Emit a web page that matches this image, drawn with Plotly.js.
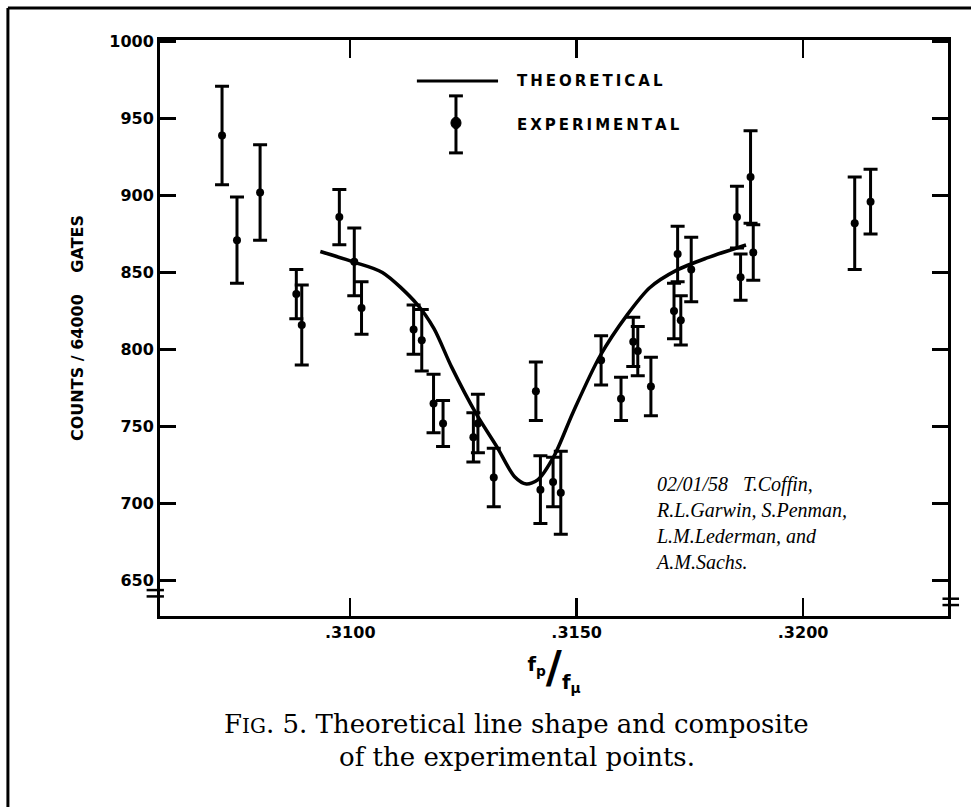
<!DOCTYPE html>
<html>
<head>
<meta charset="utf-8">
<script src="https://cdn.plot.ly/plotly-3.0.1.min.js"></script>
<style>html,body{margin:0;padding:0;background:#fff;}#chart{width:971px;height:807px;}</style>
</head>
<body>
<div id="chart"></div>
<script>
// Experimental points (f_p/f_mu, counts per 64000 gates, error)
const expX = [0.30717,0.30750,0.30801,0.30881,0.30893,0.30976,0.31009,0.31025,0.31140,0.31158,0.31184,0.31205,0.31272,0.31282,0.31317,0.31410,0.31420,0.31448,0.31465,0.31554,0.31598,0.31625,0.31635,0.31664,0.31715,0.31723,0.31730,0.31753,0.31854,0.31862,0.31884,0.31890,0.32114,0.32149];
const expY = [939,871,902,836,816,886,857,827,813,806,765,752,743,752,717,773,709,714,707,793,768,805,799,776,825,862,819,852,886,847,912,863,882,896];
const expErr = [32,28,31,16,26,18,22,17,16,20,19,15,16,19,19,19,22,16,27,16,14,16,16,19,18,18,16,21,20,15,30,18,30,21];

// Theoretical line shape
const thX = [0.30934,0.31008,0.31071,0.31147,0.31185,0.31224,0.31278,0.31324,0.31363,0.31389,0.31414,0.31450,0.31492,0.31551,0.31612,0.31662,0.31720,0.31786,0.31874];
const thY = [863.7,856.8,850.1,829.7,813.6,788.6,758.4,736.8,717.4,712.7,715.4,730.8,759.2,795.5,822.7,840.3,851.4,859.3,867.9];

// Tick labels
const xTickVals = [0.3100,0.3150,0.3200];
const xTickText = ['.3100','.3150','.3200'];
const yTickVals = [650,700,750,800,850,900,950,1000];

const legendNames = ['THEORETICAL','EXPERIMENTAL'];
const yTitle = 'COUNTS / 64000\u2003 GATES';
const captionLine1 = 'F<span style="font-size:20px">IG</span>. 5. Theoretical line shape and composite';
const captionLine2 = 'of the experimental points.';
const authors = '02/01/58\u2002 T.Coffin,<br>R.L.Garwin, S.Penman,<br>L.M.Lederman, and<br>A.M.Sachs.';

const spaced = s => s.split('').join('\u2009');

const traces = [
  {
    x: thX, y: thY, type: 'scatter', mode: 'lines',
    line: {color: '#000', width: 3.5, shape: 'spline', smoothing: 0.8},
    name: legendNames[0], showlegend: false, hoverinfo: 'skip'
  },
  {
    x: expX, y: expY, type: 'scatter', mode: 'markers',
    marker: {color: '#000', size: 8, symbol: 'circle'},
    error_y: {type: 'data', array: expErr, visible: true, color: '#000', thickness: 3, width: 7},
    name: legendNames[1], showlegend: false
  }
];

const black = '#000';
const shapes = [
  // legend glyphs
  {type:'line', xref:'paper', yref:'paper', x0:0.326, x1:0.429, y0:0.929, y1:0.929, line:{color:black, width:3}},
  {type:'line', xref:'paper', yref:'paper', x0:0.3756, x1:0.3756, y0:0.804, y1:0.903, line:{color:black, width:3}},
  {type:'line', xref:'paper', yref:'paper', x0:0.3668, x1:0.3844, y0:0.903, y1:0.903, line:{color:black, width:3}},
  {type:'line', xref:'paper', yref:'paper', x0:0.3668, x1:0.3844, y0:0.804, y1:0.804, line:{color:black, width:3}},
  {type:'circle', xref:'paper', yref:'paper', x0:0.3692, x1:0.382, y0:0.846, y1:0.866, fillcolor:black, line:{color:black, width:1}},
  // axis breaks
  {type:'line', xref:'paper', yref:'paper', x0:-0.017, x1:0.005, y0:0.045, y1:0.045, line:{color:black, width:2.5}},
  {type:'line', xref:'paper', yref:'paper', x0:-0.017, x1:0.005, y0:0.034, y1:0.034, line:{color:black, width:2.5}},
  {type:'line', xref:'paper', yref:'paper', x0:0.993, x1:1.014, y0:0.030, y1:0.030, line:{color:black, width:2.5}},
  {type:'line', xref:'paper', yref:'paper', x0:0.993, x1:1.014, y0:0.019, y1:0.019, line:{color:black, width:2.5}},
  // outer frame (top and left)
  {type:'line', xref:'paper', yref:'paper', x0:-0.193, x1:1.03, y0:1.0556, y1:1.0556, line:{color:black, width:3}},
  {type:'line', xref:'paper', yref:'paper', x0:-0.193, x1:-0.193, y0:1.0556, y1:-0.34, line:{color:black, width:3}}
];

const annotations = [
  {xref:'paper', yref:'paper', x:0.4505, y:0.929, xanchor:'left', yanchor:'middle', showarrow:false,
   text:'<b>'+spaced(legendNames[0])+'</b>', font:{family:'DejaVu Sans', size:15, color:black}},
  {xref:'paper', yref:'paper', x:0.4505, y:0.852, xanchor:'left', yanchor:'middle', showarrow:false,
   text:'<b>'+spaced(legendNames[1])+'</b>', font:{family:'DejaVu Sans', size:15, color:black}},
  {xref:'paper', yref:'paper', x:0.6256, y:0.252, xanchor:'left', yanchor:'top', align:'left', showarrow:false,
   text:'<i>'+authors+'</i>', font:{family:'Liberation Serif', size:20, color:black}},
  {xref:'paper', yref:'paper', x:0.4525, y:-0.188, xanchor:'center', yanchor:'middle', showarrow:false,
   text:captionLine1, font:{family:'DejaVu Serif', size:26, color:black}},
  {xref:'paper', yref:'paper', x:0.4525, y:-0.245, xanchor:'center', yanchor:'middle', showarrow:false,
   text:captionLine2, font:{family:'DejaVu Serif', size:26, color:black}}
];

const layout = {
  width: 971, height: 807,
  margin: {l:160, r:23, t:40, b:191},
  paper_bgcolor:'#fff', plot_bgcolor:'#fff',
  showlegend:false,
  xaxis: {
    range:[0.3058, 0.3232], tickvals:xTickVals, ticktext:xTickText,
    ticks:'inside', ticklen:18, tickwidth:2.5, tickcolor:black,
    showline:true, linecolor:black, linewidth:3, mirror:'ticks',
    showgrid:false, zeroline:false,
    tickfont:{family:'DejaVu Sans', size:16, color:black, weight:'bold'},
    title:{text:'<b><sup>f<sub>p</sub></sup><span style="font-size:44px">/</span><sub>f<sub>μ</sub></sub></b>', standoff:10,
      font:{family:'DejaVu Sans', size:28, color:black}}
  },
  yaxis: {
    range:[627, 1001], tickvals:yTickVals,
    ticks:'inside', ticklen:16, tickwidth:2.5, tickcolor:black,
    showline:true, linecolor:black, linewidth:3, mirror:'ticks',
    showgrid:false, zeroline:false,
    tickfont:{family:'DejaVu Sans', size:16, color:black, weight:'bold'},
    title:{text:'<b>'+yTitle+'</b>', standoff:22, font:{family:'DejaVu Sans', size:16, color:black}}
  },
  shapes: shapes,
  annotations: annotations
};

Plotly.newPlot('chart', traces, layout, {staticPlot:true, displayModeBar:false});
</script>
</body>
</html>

--------

The task> From the first line above down to the line with "const yTickVals = [650,700,750,800,850,900,950,1000];", reproduce every line and no others, omitting pictures.

Full solution>
Emit a web page that matches this image, drawn with Plotly.js.
<!DOCTYPE html>
<html>
<head>
<meta charset="utf-8">
<script src="https://cdn.plot.ly/plotly-3.0.1.min.js"></script>
<style>html,body{margin:0;padding:0;background:#fff;}#chart{width:971px;height:807px;}</style>
</head>
<body>
<div id="chart"></div>
<script>
// Experimental points (f_p/f_mu, counts per 64000 gates, error)
const expX = [0.30717,0.30750,0.30801,0.30881,0.30893,0.30976,0.31009,0.31025,0.31140,0.31158,0.31184,0.31205,0.31272,0.31282,0.31317,0.31410,0.31420,0.31448,0.31465,0.31554,0.31598,0.31625,0.31635,0.31664,0.31715,0.31723,0.31730,0.31753,0.31854,0.31862,0.31884,0.31890,0.32114,0.32149];
const expY = [939,871,902,836,816,886,857,827,813,806,765,752,743,752,717,773,709,714,707,793,768,805,799,776,825,862,819,852,886,847,912,863,882,896];
const expErr = [32,28,31,16,26,18,22,17,16,20,19,15,16,19,19,19,22,16,27,16,14,16,16,19,18,18,16,21,20,15,30,18,30,21];

// Theoretical line shape
const thX = [0.30934,0.31008,0.31071,0.31147,0.31185,0.31224,0.31278,0.31324,0.31363,0.31389,0.31414,0.31450,0.31492,0.31551,0.31612,0.31662,0.31720,0.31786,0.31874];
const thY = [863.7,856.8,850.1,829.7,813.6,788.6,758.4,736.8,717.4,712.7,715.4,730.8,759.2,795.5,822.7,840.3,851.4,859.3,867.9];

// Tick labels
const xTickVals = [0.3100,0.3150,0.3200];
const xTickText = ['.3100','.3150','.3200'];
const yTickVals = [650,700,750,800,850,900,950,1000];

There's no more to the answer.